The paper continues detailing the threats the Defence policy has to face by pooling them into three categories: • “Old style” conflicts. Those conflicts are considered credible in 2025 due to the increase in military expenditure worldwide. • Conflicts breaking out due to the deterioration of a state and which could affect French interests or citizens. • Threats bound by globalisation like cyber-attacks, maritime roads threats…
From a geostrategic standpoint, priorities are set forth in line with the current policies: secure France sovereignty, ensure security within Europe and NATO, promote stability in European neighbourhood and promote peace in the rest of the world.
But the biggest threat on the army has been depicted to be the financial framework the policies have to cope with. The paper sets out that the financial effort will be raising 179,2 billion euros from 2014 to 2019 for a total forecast of 364 billion euros from 2014 to 2025. Thus France expects to remain the second biggest military budget of the European Union.
The white paper reminds how the industrial independence is key to back up French sovereignty. Accordingly, all fields of the military industry will be maintained, though, the research and development programmes and funds will be spread on more years.
The differentiation of the army is proposed as a way to save money by allocating expensive resources where they are the most suitable.
And what about Europe?
On the same path, the European Union is foreseen as a way to improve the synergies and that’s why further developments of the Defence field at the European level are called for. A European white paper on Defence is demanded in order to state a shared political ambition among Member States. Recognizing the limits of external operation capabilities, the paper wishes that the Council stands up for improving the mutualisation of means and favours the industry consolidation.
Very little things of the White Paper can be expected not to be approved by other member states. The consensus on the goals of a Defence policy is more than shared as security of citizens and peace are values rooted in European history and identity.
On the contrary, some means might differ from a country to another as nuclear power is a sensitive issue for other European Member States. But as the paper points out, differentiation is a solution to improve efficiency and ensure a higher level of quality at a lower cost.
By keeping a high budget until 2019, the White Paper is clearly unrealistic. One cannot imagine that the same level of quality will be ensured after the already drastic cuts performed in the Defence budget which proved to undermine its well-functioning. It is therefore utterly failing to address the challenges that every army in a longstanding-not-growing economy faces.
The main proposal (in terms of scale-economies it could provide) is the differentiation at the European level which implicitly admits that the size of the French State is no longer sufficient to generate significant financial improvements.
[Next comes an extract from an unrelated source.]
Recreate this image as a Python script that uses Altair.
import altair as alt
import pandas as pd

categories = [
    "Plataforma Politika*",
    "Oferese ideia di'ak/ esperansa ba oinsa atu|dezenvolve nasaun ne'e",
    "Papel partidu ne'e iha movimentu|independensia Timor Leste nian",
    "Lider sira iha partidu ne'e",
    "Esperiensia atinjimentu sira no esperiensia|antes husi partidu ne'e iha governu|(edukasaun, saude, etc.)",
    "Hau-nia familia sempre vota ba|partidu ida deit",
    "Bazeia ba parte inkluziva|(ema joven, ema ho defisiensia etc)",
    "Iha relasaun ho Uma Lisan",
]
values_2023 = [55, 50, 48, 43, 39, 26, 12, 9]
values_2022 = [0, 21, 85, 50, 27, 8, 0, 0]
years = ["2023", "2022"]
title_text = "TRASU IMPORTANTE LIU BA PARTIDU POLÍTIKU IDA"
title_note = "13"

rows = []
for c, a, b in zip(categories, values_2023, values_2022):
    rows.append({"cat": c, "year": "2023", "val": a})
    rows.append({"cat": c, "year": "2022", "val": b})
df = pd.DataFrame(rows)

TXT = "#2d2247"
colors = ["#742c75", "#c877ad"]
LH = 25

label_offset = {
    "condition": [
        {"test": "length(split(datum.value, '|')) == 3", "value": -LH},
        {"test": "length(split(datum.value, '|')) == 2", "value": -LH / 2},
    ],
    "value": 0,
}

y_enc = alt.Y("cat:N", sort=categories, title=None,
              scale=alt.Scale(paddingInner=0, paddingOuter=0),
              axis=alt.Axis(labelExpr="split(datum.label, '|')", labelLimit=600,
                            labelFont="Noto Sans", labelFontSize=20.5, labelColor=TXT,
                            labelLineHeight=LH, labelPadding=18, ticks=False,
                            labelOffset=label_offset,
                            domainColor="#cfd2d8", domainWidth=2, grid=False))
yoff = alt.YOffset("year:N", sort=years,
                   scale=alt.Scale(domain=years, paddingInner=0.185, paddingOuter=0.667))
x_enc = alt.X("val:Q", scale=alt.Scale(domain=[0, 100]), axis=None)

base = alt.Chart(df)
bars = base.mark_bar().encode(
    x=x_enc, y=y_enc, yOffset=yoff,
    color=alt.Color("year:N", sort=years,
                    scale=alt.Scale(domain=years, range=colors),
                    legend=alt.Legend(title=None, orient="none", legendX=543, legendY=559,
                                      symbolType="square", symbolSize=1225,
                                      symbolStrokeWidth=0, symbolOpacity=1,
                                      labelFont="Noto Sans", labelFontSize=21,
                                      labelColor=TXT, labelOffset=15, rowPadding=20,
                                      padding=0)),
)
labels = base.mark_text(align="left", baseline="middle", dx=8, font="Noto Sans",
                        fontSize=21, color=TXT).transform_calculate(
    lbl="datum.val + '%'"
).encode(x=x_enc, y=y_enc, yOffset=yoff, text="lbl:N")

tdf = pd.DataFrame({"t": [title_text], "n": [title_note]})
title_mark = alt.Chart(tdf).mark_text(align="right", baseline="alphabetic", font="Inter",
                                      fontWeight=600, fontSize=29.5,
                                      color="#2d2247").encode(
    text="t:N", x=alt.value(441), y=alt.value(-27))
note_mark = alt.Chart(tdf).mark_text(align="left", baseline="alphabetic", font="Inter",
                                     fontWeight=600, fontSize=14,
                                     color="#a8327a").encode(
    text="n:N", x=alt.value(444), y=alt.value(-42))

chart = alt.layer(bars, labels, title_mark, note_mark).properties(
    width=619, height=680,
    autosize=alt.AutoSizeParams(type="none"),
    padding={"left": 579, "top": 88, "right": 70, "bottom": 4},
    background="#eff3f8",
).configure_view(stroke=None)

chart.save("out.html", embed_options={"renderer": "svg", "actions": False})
This idea is backed by the will to enhance the industrial cooperation through a European industrial policy. But one could also propose to increase the competition by creating a European market of Defence where scale economies could trigger price decreases.
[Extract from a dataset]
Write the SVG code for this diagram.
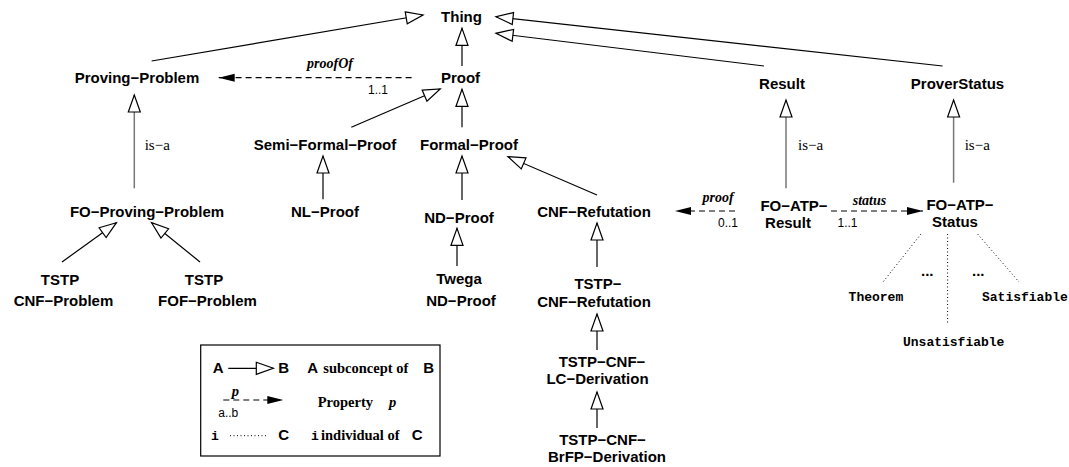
<svg xmlns="http://www.w3.org/2000/svg" width="1069" height="467" viewBox="0 0 1069 467">
<style>
.n{font-family:"Liberation Sans",Arial,sans-serif;font-weight:bold;font-size:15px;fill:#000;text-anchor:middle}
.ln{stroke:#000;stroke-width:1.2;fill:none}
.isa{stroke:#777;stroke-width:1.5;fill:none}
.dash{stroke:#000;stroke-width:1.2;fill:none;stroke-dasharray:6 4}
.dot{stroke:#000;stroke-width:1;fill:none;stroke-dasharray:1 2.5}
.lbl{font-family:"Liberation Serif","Times New Roman",serif;font-size:15px;fill:#000}
.prop{font-family:"Liberation Serif","Times New Roman",serif;font-size:14px;font-weight:bold;font-style:italic;fill:#000;text-anchor:middle}
.card{font-family:"Liberation Sans",Arial,sans-serif;font-size:12px;fill:#000;text-anchor:middle}
.mono{font-family:"Liberation Mono","Courier New",monospace;font-weight:bold;font-size:13px;fill:#000}
.lg{font-family:"Liberation Serif","Times New Roman",serif;font-weight:bold;font-size:14.5px;fill:#000}
.ls{font-family:"Liberation Sans",Arial,sans-serif;font-weight:bold;font-size:15px;fill:#000}
</style>
<defs>
<marker id="open" markerUnits="userSpaceOnUse" markerWidth="20" markerHeight="14" refX="17" refY="6" orient="auto" overflow="visible">
<path d="M0,0 L17,6 L0,12 Z" fill="#fff" stroke="#000" stroke-width="1.2"/>
</marker>
<marker id="fill" markerUnits="userSpaceOnUse" markerWidth="18" markerHeight="10" refX="16" refY="4" orient="auto" overflow="visible">
<path d="M0,0 L16,4 L0,8 Z" fill="#000" stroke="none"/>
</marker>
</defs>
<rect width="1069" height="467" fill="#fff"/>

<g id="connectors">
<line class="ln" x1="151.6" y1="61" x2="423" y2="15" marker-end="url(#open)"/>
<line class="ln" x1="462" y1="66" x2="462" y2="28.3" marker-end="url(#open)"/>
<line class="ln" x1="764" y1="66" x2="496" y2="33.3" marker-end="url(#open)"/>
<line class="ln" x1="942.6" y1="66" x2="496" y2="16.7" marker-end="url(#open)"/>
<line class="dash" x1="411.6" y1="77.7" x2="218.7" y2="77.7" marker-end="url(#fill)"/>
<line class="isa" x1="134.3" y1="188.3" x2="134.3" y2="95" marker-end="url(#open)"/>
<line class="ln" x1="351.3" y1="127.3" x2="440.2" y2="89" marker-end="url(#open)"/>
<line class="ln" x1="462" y1="127.3" x2="462" y2="89.3" marker-end="url(#open)"/>
<line class="ln" x1="323" y1="199.3" x2="323" y2="156" marker-end="url(#open)"/>
<line class="ln" x1="462" y1="200" x2="462" y2="156" marker-end="url(#open)"/>
<line class="ln" x1="597" y1="195" x2="508" y2="156.7" marker-end="url(#open)"/>
<line class="ln" x1="62" y1="262" x2="116.4" y2="222.7" marker-end="url(#open)"/>
<line class="ln" x1="200" y1="262" x2="151.6" y2="222.7" marker-end="url(#open)"/>
<line class="ln" x1="457" y1="266" x2="457" y2="228.3" marker-end="url(#open)"/>
<line class="ln" x1="597" y1="267" x2="597" y2="223" marker-end="url(#open)"/>
<line class="ln" x1="597" y1="350" x2="597" y2="314" marker-end="url(#open)"/>
<line class="ln" x1="597" y1="428" x2="597" y2="392" marker-end="url(#open)"/>
<line class="isa" x1="786" y1="188.3" x2="786" y2="100" marker-end="url(#open)"/>
<line class="isa" x1="953.6" y1="182.7" x2="953.6" y2="100" marker-end="url(#open)"/>
<line class="dash" x1="735" y1="211" x2="675" y2="211" marker-end="url(#fill)"/>
<line class="dash" x1="831" y1="211" x2="923" y2="211" marker-end="url(#fill)"/>
<line class="dot" x1="921" y1="234" x2="883" y2="282"/>
<line class="dot" x1="947.6" y1="234" x2="947.6" y2="325"/>
<line class="dot" x1="977.6" y1="234" x2="1019" y2="282"/>
</g>

<g id="edge-labels">
<text class="prop" x="330" y="68.3">proofOf</text>
<text class="card" x="378" y="94.3">1..1</text>
<text class="lbl" x="144.7" y="150">is−a</text>
<text class="lbl" x="798" y="150">is−a</text>
<text class="lbl" x="964.7" y="150">is−a</text>
<text class="prop" x="718" y="201.5">proof</text>
<text class="card" x="728" y="226.7">0..1</text>
<text class="prop" x="869.5" y="205">status</text>
<text class="card" x="847.5" y="226.7">1..1</text>
</g>

<g id="n-thing"><text class="n" x="461.5" y="22">Thing</text></g>
<g id="n-proving-problem"><text class="n" x="137" y="83">Proving−Problem</text></g>
<g id="n-proof"><text class="n" x="460.5" y="83">Proof</text></g>
<g id="n-result"><text class="n" x="782" y="89">Result</text></g>
<g id="n-proverstatus"><text class="n" x="957.5" y="89">ProverStatus</text></g>
<g id="n-semi-formal-proof"><text class="n" x="325" y="150">Semi−Formal−Proof</text></g>
<g id="n-formal-proof"><text class="n" x="469" y="150">Formal−Proof</text></g>
<g id="n-fo-proving-problem"><text class="n" x="147" y="217">FO−Proving−Problem</text></g>
<g id="n-nl-proof"><text class="n" x="325" y="217">NL−Proof</text></g>
<g id="n-nd-proof"><text class="n" x="459" y="223">ND−Proof</text></g>
<g id="n-cnf-refutation"><text class="n" x="594" y="217">CNF−Refutation</text></g>
<g id="n-fo-atp-result"><text class="n" x="794" y="211">FO−ATP−</text><text class="n" x="788" y="228">Result</text></g>
<g id="n-fo-atp-status"><text class="n" x="960" y="210">FO−ATP−</text><text class="n" x="955" y="227">Status</text></g>
<g id="n-tstp-cnf-problem"><text class="n" x="60" y="285">TSTP</text><text class="n" x="63.5" y="306">CNF−Problem</text></g>
<g id="n-tstp-fof-problem"><text class="n" x="204" y="285">TSTP</text><text class="n" x="207.5" y="306">FOF−Problem</text></g>
<g id="n-twega-nd-proof"><text class="n" x="459" y="284">Twega</text><text class="n" x="461" y="306">ND−Proof</text></g>
<g id="n-tstp-cnf-refutation"><text class="n" x="598" y="289">TSTP−</text><text class="n" x="594" y="306.7">CNF−Refutation</text></g>
<g id="n-tstp-cnf-lc-derivation"><text class="n" x="602" y="367">TSTP−CNF−</text><text class="n" x="597.5" y="384">LC−Derivation</text></g>
<g id="n-tstp-cnf-brfp-derivation"><text class="n" x="602.5" y="445">TSTP−CNF−</text><text class="n" x="607" y="462">BrFP−Derivation</text></g>
<g id="n-individuals">
<text class="ls" x="921" y="276" font-size="14">...</text>
<text class="ls" x="972" y="276" font-size="14">...</text>
<text class="mono" x="848.6" y="301">Theorem</text>
<text class="mono" x="982" y="301">Satisfiable</text>
<text class="mono" x="903" y="345.5">Unsatisfiable</text>
</g>

<g id="legend">
<rect x="200.7" y="345" width="239.3" height="111" fill="none" stroke="#000" stroke-width="1.2"/>
<text class="ls" x="212.7" y="373.3">A</text>
<line class="ln" x1="228.3" y1="368.3" x2="273.3" y2="368.3" marker-end="url(#open)"/>
<text class="ls" x="278.3" y="373.3">B</text>
<text class="ls" x="307.3" y="373.3">A</text>
<text class="lg" x="323.3" y="373.3">subconcept of</text>
<text class="ls" x="423.3" y="373.3">B</text>
<text class="lg" x="231.7" y="396" font-style="italic">p</text>
<line class="dash" x1="223.3" y1="400" x2="283.3" y2="400" marker-end="url(#fill)"/>
<text class="card" x="228.3" y="417.3">a..b</text>
<text class="lg" x="317.7" y="406.7">Property</text>
<text class="lg" x="389" y="406.7" font-style="italic">p</text>
<text class="mono" x="211" y="440">i</text>
<line class="dot" x1="230" y1="435.7" x2="266" y2="435.7"/>
<text class="ls" x="278.3" y="440">C</text>
<text class="mono" x="311" y="440">i</text>
<text class="lg" x="321" y="440">individual of</text>
<text class="ls" x="411.7" y="440">C</text>
</g>
</svg>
The question raised while reading the paper is why should we stop at the French border when most of the armed forces are engaged together either with other EU Member States or within NATO?
By not demonstrating how the same level of quality will be ensured through differentiation at the national level, the paper fails to cope with a decreasing budget France will have to face. The paper is clearly tied up by the institutional framework that doesn’t allow expanding its principles into concrete proposals beyond the French boundaries.
It is a shame that the costs of a lack of Europe of Defence or respective possible gains haven’t been analysed in the paper. With the development of 11 different Fregate programmes whereas the USA only have one, the way to save money is clearly indicated.
The Defence policy is too important for being neglected or let be undermined by fiscal concerns. Given the high stakes described in the White Paper, one can only hope in a structural or institutional change at the European level to back France in achieving those goals the paper partially failed to demonstrate it could fulfil alone.